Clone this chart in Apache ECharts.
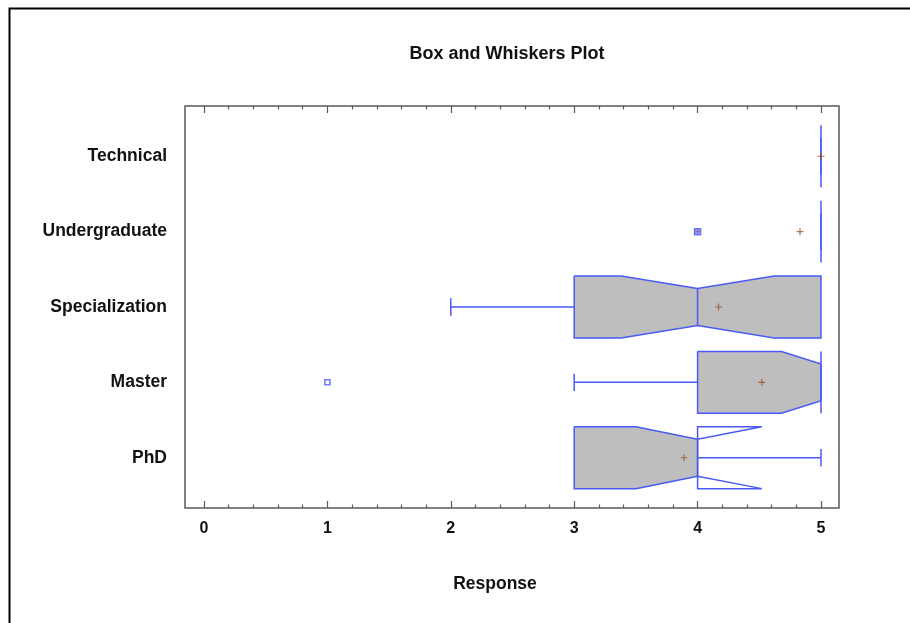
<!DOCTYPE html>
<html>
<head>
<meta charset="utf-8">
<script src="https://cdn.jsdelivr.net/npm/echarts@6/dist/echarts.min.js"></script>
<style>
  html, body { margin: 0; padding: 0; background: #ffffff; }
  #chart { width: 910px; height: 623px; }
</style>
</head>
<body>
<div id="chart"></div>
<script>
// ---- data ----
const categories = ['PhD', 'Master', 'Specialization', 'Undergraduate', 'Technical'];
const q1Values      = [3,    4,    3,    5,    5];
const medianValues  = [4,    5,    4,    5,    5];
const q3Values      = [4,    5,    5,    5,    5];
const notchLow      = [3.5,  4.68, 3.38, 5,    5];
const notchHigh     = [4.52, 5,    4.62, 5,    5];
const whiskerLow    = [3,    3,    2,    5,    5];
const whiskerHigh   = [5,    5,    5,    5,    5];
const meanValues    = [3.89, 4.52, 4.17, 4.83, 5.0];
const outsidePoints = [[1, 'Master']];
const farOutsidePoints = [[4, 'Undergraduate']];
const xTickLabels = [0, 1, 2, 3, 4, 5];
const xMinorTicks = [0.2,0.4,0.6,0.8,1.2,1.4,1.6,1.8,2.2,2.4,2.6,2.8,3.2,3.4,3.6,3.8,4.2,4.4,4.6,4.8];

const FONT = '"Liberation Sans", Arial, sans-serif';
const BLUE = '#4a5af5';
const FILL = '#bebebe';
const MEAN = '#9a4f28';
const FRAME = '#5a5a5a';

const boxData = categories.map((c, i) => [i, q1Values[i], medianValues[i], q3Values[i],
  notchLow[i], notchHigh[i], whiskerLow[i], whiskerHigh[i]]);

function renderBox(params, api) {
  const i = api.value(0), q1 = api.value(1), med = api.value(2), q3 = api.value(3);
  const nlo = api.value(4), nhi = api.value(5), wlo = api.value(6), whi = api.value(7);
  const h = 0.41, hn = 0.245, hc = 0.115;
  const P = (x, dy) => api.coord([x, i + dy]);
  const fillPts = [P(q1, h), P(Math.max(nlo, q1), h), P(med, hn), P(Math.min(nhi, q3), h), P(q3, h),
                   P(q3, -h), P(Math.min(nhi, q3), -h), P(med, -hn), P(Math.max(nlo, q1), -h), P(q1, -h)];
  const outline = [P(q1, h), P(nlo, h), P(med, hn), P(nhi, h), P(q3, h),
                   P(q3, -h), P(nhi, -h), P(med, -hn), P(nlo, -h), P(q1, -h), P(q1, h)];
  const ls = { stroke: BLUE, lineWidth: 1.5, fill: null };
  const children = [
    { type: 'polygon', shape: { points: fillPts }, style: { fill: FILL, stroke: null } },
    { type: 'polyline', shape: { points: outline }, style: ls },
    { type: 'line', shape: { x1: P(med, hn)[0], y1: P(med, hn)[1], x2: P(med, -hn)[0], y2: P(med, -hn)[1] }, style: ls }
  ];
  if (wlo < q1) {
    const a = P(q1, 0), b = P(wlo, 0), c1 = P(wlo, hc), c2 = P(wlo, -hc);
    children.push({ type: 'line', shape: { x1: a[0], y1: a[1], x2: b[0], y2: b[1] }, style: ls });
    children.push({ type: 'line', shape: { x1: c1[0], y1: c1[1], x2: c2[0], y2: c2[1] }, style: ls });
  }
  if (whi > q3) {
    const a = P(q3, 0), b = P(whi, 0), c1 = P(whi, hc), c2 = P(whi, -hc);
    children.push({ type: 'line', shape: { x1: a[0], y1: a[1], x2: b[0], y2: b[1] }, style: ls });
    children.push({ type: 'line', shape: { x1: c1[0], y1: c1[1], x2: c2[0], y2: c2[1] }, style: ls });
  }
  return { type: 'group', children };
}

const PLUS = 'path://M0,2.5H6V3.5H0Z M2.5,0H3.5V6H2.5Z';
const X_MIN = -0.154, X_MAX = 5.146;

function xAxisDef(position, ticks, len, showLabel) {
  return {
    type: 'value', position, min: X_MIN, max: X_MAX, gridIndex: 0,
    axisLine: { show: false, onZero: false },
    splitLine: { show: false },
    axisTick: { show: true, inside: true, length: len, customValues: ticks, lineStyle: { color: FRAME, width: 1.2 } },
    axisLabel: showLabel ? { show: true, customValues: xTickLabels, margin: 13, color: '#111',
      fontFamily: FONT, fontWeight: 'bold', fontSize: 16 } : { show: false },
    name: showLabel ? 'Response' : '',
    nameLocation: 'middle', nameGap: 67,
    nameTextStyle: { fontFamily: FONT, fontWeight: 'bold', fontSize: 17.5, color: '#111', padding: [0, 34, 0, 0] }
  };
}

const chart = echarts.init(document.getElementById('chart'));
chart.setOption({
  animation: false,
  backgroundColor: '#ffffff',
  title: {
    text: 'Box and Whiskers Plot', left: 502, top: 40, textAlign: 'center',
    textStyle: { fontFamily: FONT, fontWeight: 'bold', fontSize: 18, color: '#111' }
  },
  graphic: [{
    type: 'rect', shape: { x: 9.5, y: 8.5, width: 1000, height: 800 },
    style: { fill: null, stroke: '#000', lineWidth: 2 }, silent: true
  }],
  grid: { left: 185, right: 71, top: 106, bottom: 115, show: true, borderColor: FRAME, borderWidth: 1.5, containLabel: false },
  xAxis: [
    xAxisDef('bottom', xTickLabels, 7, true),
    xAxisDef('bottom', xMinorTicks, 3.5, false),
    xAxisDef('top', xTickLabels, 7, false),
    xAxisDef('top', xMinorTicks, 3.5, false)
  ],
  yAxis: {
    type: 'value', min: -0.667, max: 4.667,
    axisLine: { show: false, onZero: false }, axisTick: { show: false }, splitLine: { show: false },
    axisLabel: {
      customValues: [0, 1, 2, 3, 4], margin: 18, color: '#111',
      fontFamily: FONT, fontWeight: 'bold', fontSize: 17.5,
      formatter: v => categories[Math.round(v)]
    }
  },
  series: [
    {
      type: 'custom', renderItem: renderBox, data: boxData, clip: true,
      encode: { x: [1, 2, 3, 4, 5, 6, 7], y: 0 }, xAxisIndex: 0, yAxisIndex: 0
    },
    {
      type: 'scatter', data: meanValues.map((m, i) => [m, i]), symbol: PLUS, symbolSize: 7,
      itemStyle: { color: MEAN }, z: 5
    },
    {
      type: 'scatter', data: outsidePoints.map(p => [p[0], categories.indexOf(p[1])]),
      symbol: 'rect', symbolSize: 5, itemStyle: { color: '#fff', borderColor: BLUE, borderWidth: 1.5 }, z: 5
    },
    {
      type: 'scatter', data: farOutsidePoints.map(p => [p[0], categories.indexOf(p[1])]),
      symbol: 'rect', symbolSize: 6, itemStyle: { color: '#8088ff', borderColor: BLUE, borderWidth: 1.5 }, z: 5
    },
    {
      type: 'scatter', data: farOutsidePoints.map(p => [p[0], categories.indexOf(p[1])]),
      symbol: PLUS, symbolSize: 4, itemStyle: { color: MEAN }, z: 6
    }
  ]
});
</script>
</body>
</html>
---
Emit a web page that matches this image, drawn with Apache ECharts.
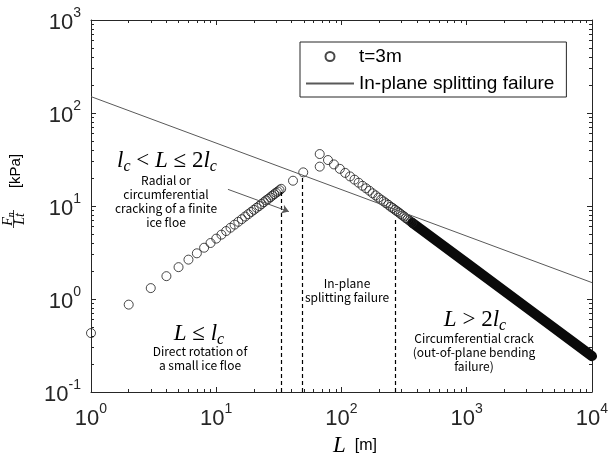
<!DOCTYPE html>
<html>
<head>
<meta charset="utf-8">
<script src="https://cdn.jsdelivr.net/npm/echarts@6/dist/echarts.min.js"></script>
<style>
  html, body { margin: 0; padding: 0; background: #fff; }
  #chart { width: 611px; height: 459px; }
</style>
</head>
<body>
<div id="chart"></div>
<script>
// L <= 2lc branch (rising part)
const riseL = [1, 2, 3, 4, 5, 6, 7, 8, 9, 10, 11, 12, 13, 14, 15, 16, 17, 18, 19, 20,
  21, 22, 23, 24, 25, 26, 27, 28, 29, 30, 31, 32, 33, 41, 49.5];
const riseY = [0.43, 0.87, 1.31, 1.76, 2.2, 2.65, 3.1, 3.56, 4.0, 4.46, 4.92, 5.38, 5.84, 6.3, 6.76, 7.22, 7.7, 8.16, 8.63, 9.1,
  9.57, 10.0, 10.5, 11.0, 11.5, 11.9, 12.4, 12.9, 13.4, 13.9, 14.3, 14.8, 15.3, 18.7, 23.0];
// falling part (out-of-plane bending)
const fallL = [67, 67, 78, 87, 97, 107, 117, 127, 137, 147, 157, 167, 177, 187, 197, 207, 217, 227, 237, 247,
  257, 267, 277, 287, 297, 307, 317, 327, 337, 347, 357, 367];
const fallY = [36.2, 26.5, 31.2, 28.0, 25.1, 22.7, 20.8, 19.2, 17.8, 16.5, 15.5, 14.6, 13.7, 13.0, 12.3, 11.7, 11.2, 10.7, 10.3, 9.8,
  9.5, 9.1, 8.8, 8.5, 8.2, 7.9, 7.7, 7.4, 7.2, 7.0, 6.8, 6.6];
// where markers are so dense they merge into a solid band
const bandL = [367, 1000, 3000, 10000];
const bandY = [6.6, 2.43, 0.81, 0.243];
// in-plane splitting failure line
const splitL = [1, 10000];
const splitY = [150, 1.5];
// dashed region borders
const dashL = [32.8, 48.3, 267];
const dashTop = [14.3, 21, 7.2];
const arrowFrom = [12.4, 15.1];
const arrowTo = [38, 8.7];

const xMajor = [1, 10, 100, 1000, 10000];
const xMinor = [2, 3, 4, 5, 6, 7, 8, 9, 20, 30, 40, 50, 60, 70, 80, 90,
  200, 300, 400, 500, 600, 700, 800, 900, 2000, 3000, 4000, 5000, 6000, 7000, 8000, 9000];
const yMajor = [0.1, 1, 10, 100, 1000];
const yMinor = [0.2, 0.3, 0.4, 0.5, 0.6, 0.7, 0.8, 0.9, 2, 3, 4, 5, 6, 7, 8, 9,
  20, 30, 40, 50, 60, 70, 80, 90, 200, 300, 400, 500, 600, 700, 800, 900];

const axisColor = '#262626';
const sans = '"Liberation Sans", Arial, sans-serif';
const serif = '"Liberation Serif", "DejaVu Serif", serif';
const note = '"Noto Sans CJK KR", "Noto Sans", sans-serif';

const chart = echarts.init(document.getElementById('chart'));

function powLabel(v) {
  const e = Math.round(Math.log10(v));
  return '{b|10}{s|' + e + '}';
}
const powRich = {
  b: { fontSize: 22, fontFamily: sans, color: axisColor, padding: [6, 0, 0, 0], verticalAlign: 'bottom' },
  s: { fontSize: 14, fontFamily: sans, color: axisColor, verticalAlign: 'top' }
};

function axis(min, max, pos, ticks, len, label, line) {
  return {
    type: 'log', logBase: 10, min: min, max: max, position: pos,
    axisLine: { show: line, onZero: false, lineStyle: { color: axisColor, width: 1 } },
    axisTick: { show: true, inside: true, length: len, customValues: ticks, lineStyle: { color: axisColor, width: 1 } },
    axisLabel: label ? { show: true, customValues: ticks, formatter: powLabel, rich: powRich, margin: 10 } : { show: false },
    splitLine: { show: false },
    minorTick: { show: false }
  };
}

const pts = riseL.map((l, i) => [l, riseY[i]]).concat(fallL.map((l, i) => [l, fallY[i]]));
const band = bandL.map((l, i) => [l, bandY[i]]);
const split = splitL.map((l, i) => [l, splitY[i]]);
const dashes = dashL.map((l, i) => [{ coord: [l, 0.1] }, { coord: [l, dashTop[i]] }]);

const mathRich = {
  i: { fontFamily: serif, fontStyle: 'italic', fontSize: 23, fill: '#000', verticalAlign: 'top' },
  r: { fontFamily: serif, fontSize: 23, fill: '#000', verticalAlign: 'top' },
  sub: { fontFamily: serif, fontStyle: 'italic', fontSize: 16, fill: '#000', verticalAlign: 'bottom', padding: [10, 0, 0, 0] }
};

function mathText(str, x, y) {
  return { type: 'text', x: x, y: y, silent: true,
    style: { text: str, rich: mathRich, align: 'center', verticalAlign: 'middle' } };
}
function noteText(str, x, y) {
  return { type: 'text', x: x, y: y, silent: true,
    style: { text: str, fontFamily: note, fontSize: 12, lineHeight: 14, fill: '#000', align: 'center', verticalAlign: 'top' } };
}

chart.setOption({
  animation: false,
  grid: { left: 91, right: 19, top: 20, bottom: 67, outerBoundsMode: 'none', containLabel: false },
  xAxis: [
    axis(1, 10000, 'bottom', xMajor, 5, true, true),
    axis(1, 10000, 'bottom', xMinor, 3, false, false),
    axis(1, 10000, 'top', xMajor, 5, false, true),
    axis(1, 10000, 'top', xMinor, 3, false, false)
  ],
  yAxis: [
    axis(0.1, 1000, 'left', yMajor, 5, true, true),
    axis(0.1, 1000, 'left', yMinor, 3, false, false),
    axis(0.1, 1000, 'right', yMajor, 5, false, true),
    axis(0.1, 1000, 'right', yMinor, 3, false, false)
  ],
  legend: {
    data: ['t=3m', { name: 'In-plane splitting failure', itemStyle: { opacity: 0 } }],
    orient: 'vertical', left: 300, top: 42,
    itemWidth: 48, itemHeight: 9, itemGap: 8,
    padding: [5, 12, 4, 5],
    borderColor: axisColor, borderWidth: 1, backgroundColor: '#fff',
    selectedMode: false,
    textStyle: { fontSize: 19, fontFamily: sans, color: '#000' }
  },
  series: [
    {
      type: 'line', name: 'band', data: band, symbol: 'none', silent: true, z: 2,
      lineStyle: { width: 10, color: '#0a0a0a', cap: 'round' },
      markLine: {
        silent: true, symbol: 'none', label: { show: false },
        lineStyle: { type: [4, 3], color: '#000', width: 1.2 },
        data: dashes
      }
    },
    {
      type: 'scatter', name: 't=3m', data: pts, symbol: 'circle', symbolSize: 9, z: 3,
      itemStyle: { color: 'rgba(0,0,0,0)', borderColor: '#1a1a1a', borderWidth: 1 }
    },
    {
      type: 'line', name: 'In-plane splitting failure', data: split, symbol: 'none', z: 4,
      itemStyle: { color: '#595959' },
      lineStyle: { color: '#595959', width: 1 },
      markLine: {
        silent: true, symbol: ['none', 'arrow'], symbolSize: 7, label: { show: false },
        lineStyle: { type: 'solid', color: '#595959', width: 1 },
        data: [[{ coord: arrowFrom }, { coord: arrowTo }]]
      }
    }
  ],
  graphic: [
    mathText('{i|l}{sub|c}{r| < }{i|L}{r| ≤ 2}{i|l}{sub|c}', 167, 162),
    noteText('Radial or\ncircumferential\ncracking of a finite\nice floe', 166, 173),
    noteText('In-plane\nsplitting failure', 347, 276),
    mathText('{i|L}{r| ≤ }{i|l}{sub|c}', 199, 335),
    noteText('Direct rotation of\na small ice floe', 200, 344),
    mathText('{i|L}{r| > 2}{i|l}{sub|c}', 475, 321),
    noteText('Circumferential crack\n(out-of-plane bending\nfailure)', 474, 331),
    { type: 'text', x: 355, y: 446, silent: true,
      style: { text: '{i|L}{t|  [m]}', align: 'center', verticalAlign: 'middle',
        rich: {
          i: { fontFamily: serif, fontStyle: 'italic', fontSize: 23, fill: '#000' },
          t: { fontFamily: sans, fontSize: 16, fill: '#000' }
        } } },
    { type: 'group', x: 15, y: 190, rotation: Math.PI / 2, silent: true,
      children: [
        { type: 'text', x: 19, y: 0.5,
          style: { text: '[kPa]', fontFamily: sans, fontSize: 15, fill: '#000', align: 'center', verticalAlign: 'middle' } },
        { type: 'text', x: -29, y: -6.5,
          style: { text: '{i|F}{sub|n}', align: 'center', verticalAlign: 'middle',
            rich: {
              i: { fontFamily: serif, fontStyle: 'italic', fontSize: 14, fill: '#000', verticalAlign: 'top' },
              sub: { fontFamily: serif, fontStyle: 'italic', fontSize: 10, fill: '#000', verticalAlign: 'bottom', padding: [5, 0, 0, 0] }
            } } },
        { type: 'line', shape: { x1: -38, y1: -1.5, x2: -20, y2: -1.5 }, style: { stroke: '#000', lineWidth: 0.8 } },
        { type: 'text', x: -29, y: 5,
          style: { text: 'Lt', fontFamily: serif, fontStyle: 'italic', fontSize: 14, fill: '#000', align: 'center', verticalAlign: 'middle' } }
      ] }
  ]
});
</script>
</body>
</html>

Exercise description: Pick out the lines that have the word "Apache". Copy them all.

Response:
Clone this chart in Apache ECharts.
Emit a web page that matches this image, drawn with Apache ECharts.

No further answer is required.